### TASK BRIEF
Reproduce the listing below exactly, minus its pictures.

### DATASET SECTION
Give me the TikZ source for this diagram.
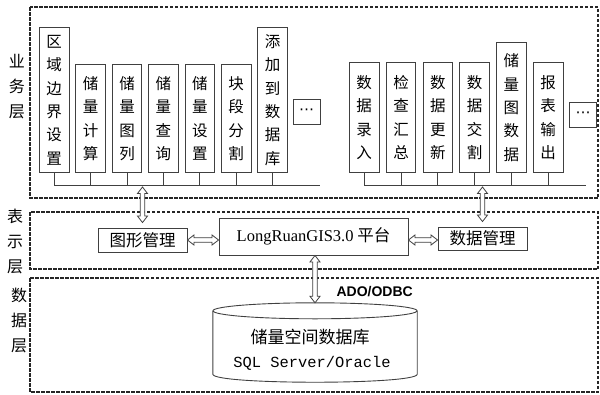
\documentclass[tikz,border=0pt]{standalone}
\usepackage{fontspec}
\setmainfont{Noto Sans CJK SC}
\newfontfamily\latinserif{Liberation Serif}
\newfontfamily\latinmono{Liberation Mono}
\newfontfamily\latinsans{Liberation Sans}
\newfontfamily\symfont{DejaVu Sans}
\usetikzlibrary{calc}

\tikzset{
  layer/.style={draw=black!85, line width=1.5pt, dash pattern=on 3.5pt off 1.5pt},
  box/.style={draw=black!75, line width=0.9pt, inner sep=0pt},
  vbox/.style={box, minimum width=29.5pt, anchor=south west, align=center,
               font=\fontsize{15.5}{23.4}\selectfont},
  hbox/.style={box, font=\fontsize{16.5}{18}\selectfont},
  dotbox/.style={box, minimum width=27pt, minimum height=25pt,
                 font=\symfont\fontsize{15}{15}\selectfont},
  wire/.style={draw=black!75, line width=0.9pt},
  hollow/.style={draw=black!75, line width=0.8pt, fill=white, line join=miter},
  cyl/.style={draw=black!75, line width=0.9pt},
  lbl/.style={align=center, font=\fontsize{16}{25}\selectfont},
}

% outlined double-headed arrow between two points
\newcommand\hollowlink[2]{%
  \path[hollow] let \p1=#1, \p2=#2,
    \n1={veclen(\x2-\x1,\y2-\y1)}, \n2={atan2(\y2-\y1,\x2-\x1)} in
    {[shift={(\p1)}, rotate=\n2]
     (0,0) -- (6.5,5) -- (6.5,2.2) -- (\n1-6.5,2.2) -- (\n1-6.5,5) -- (\n1,0)
     -- (\n1-6.5,-5) -- (\n1-6.5,-2.2) -- (6.5,-2.2) -- (6.5,-5) -- cycle};
}

\begin{document}
\begin{tikzpicture}[x=1pt, y=-1pt]
\useasboundingbox (0,0) rectangle (600,394);

% layer frames
\draw[layer] (30,7) rectangle (598,198);
\draw[layer] (30,212) rectangle (598,269);
\draw[layer] (30,278) rectangle (598,392);

% layer captions
\node[lbl] (capA) at (17,87) {业\\务\\层};
\node[lbl] (capB) at (15,241) {表\\示\\层};
\node[lbl] (capC) at (19,320) {数\\据\\层};

% business functions, left group
\node[vbox, minimum height=145pt] (b1) at (39,173)    {区\\域\\边\\界\\设\\置};
\node[vbox, minimum height=108pt] (b2) at (75.4,173)  {储\\量\\计\\算};
\node[vbox, minimum height=108pt] (b3) at (111.8,173) {储\\量\\图\\列};
\node[vbox, minimum height=108pt] (b4) at (148.2,173) {储\\量\\查\\询};
\node[vbox, minimum height=108pt] (b5) at (184.6,173) {储\\量\\设\\置};
\node[vbox, minimum height=108pt] (b6) at (221,173)   {块\\段\\分\\割};
\node[vbox, minimum height=145pt] (b7) at (257.4,173) {添\\加\\到\\数\\据\\库};
\node[dotbox] (d1) at (306.5,112) {⋯};

% business functions, right group
\node[vbox, minimum height=110pt] (r1) at (349,173)   {数\\据\\录\\入};
\node[vbox, minimum height=110pt] (r2) at (385.8,173) {检\\查\\汇\\总};
\node[vbox, minimum height=110pt] (r3) at (422.6,173) {数\\据\\更\\新};
\node[vbox, minimum height=110pt] (r4) at (459.4,173) {数\\据\\交\\割};
\node[vbox, minimum height=130pt] (r5) at (496.2,173) {储\\量\\图\\数\\据};
\node[vbox, minimum height=110pt] (r6) at (533,173)   {报\\表\\输\\出};
\node[dotbox] (d2) at (583,115) {⋯};

% buses
\path (b1.south) ++(0,12) coordinate (lbusW);
\path (r1.south) ++(0,12) coordinate (rbusW);
\foreach \b in {b1,b2,b3,b4,b5,b6,b7} \draw[wire] (\b.south) -- (\b.south |- lbusW);
\foreach \b in {r1,r2,r3,r4,r5,r6} \draw[wire] (\b.south) -- (\b.south |- rbusW);
\draw[wire] (lbusW) -- (d1.east |- lbusW);
\draw[wire] (rbusW) -- ([xshift=3pt]d2.center |- rbusW);

% presentation layer
\node[hbox, minimum width=89pt, minimum height=24pt] (gfx) at (142.5,240) {图形管理};
\node[box, minimum width=189pt, minimum height=37pt, font=\fontsize{16.5}{18}\selectfont]
  (plat) at (313.5,236.5) {{\latinserif LongRuanGIS3.0} 平台};
\node[hbox, minimum width=89pt, minimum height=23pt] (dm) at (482.5,238.5) {数据管理};

% data layer
\node[minimum width=204pt, minimum height=80pt, inner sep=0pt] (db) at (315,343) {};
\draw[cyl] ($(db.north west)+(0,8)$) -- ($(db.south west)+(0,-9)$)
  .. controls +(0,10.7) and +(0,10.7) .. ($(db.south east)+(0,-9)$)
  -- ($(db.north east)+(0,8)$);
\draw[cyl] ($(db.north)+(0,8)$) ellipse [x radius=102pt, y radius=8pt];
\node[font=\fontsize{17}{20}\selectfont] (dbname) at ($(db.center)+(-5,-6)$) {储量空间数据库};
\node[font=\latinmono\fontsize{15.4}{18}\selectfont] (dbsys) at ($(db.center)+(-3,20)$) {SQL Server/Oracle};
\node[font=\latinsans\bfseries\fontsize{14}{16}\selectfont, anchor=west] (ado) at (333,292) {ADO/ODBC};

% links between layers and modules
\coordinate (a1s) at ($(gfx.north |- lbusW)+(0,2)$);
\coordinate (a1e) at ($(gfx.north)+(0,-5)$);
\coordinate (a2s) at ($(dm.north |- rbusW)+(0,2)$);
\coordinate (a2e) at ($(dm.north)+(0,-5)$);
\coordinate (a3s) at (db.north |- plat.south);
\hollowlink{(a1s)}{(a1e)}
\hollowlink{(a2s)}{(a2e)}
\hollowlink{(gfx.east)}{(gfx.east -| plat.west)}
\hollowlink{(plat.east |- gfx.east)}{(dm.west |- gfx.east)}
\hollowlink{(a3s)}{(db.north)}
\end{tikzpicture}
\end{document}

### WRITTEN ANSWER
Give me the TikZ source for this diagram.
\documentclass[tikz,border=0pt]{standalone}
\usepackage{fontspec}
\setmainfont{Noto Sans CJK SC}
\newfontfamily\latinserif{Liberation Serif}
\newfontfamily\latinmono{Liberation Mono}
\newfontfamily\latinsans{Liberation Sans}
\newfontfamily\symfont{DejaVu Sans}
\usetikzlibrary{calc}

\tikzset{
  layer/.style={draw=black!85, line width=1.5pt, dash pattern=on 3.5pt off 1.5pt},
  box/.style={draw=black!75, line width=0.9pt, inner sep=0pt},
  vbox/.style={box, minimum width=29.5pt, anchor=south west, align=center,
               font=\fontsize{15.5}{23.4}\selectfont},
  hbox/.style={box, font=\fontsize{16.5}{18}\selectfont},
  dotbox/.style={box, minimum width=27pt, minimum height=25pt,
                 font=\symfont\fontsize{15}{15}\selectfont},
  wire/.style={draw=black!75, line width=0.9pt},
  hollow/.style={draw=black!75, line width=0.8pt, fill=white, line join=miter},
  cyl/.style={draw=black!75, line width=0.9pt},
  lbl/.style={align=center, font=\fontsize{16}{25}\selectfont},
}

% outlined double-headed arrow between two points
\newcommand\hollowlink[2]{%
  \path[hollow] let \p1=#1, \p2=#2,
    \n1={veclen(\x2-\x1,\y2-\y1)}, \n2={atan2(\y2-\y1,\x2-\x1)} in
    {[shift={(\p1)}, rotate=\n2]
     (0,0) -- (6.5,5) -- (6.5,2.2) -- (\n1-6.5,2.2) -- (\n1-6.5,5) -- (\n1,0)
     -- (\n1-6.5,-5) -- (\n1-6.5,-2.2) -- (6.5,-2.2) -- (6.5,-5) -- cycle};
}

\begin{document}
\begin{tikzpicture}[x=1pt, y=-1pt]
\useasboundingbox (0,0) rectangle (600,394);

% layer frames
\draw[layer] (30,7) rectangle (598,198);
\draw[layer] (30,212) rectangle (598,269);
\draw[layer] (30,278) rectangle (598,392);

% layer captions
\node[lbl] (capA) at (17,87) {业\\务\\层};
\node[lbl] (capB) at (15,241) {表\\示\\层};
\node[lbl] (capC) at (19,320) {数\\据\\层};

% business functions, left group
\node[vbox, minimum height=145pt] (b1) at (39,173)    {区\\域\\边\\界\\设\\置};
\node[vbox, minimum height=108pt] (b2) at (75.4,173)  {储\\量\\计\\算};
\node[vbox, minimum height=108pt] (b3) at (111.8,173) {储\\量\\图\\列};
\node[vbox, minimum height=108pt] (b4) at (148.2,173) {储\\量\\查\\询};
\node[vbox, minimum height=108pt] (b5) at (184.6,173) {储\\量\\设\\置};
\node[vbox, minimum height=108pt] (b6) at (221,173)   {块\\段\\分\\割};
\node[vbox, minimum height=145pt] (b7) at (257.4,173) {添\\加\\到\\数\\据\\库};
\node[dotbox] (d1) at (306.5,112) {⋯};

% business functions, right group
\node[vbox, minimum height=110pt] (r1) at (349,173)   {数\\据\\录\\入};
\node[vbox, minimum height=110pt] (r2) at (385.8,173) {检\\查\\汇\\总};
\node[vbox, minimum height=110pt] (r3) at (422.6,173) {数\\据\\更\\新};
\node[vbox, minimum height=110pt] (r4) at (459.4,173) {数\\据\\交\\割};
\node[vbox, minimum height=130pt] (r5) at (496.2,173) {储\\量\\图\\数\\据};
\node[vbox, minimum height=110pt] (r6) at (533,173)   {报\\表\\输\\出};
\node[dotbox] (d2) at (583,115) {⋯};

% buses
\path (b1.south) ++(0,12) coordinate (lbusW);
\path (r1.south) ++(0,12) coordinate (rbusW);
\foreach \b in {b1,b2,b3,b4,b5,b6,b7} \draw[wire] (\b.south) -- (\b.south |- lbusW);
\foreach \b in {r1,r2,r3,r4,r5,r6} \draw[wire] (\b.south) -- (\b.south |- rbusW);
\draw[wire] (lbusW) -- (d1.east |- lbusW);
\draw[wire] (rbusW) -- ([xshift=3pt]d2.center |- rbusW);

% presentation layer
\node[hbox, minimum width=89pt, minimum height=24pt] (gfx) at (142.5,240) {图形管理};
\node[box, minimum width=189pt, minimum height=37pt, font=\fontsize{16.5}{18}\selectfont]
  (plat) at (313.5,236.5) {{\latinserif LongRuanGIS3.0} 平台};
\node[hbox, minimum width=89pt, minimum height=23pt] (dm) at (482.5,238.5) {数据管理};

% data layer
\node[minimum width=204pt, minimum height=80pt, inner sep=0pt] (db) at (315,343) {};
\draw[cyl] ($(db.north west)+(0,8)$) -- ($(db.south west)+(0,-9)$)
  .. controls +(0,10.7) and +(0,10.7) .. ($(db.south east)+(0,-9)$)
  -- ($(db.north east)+(0,8)$);
\draw[cyl] ($(db.north)+(0,8)$) ellipse [x radius=102pt, y radius=8pt];
\node[font=\fontsize{17}{20}\selectfont] (dbname) at ($(db.center)+(-5,-6)$) {储量空间数据库};
\node[font=\latinmono\fontsize{15.4}{18}\selectfont] (dbsys) at ($(db.center)+(-3,20)$) {SQL Server/Oracle};
\node[font=\latinsans\bfseries\fontsize{14}{16}\selectfont, anchor=west] (ado) at (333,292) {ADO/ODBC};

% links between layers and modules
\coordinate (a1s) at ($(gfx.north |- lbusW)+(0,2)$);
\coordinate (a1e) at ($(gfx.north)+(0,-5)$);
\coordinate (a2s) at ($(dm.north |- rbusW)+(0,2)$);
\coordinate (a2e) at ($(dm.north)+(0,-5)$);
\coordinate (a3s) at (db.north |- plat.south);
\hollowlink{(a1s)}{(a1e)}
\hollowlink{(a2s)}{(a2e)}
\hollowlink{(gfx.east)}{(gfx.east -| plat.west)}
\hollowlink{(plat.east |- gfx.east)}{(dm.west |- gfx.east)}
\hollowlink{(a3s)}{(db.north)}
\end{tikzpicture}
\end{document}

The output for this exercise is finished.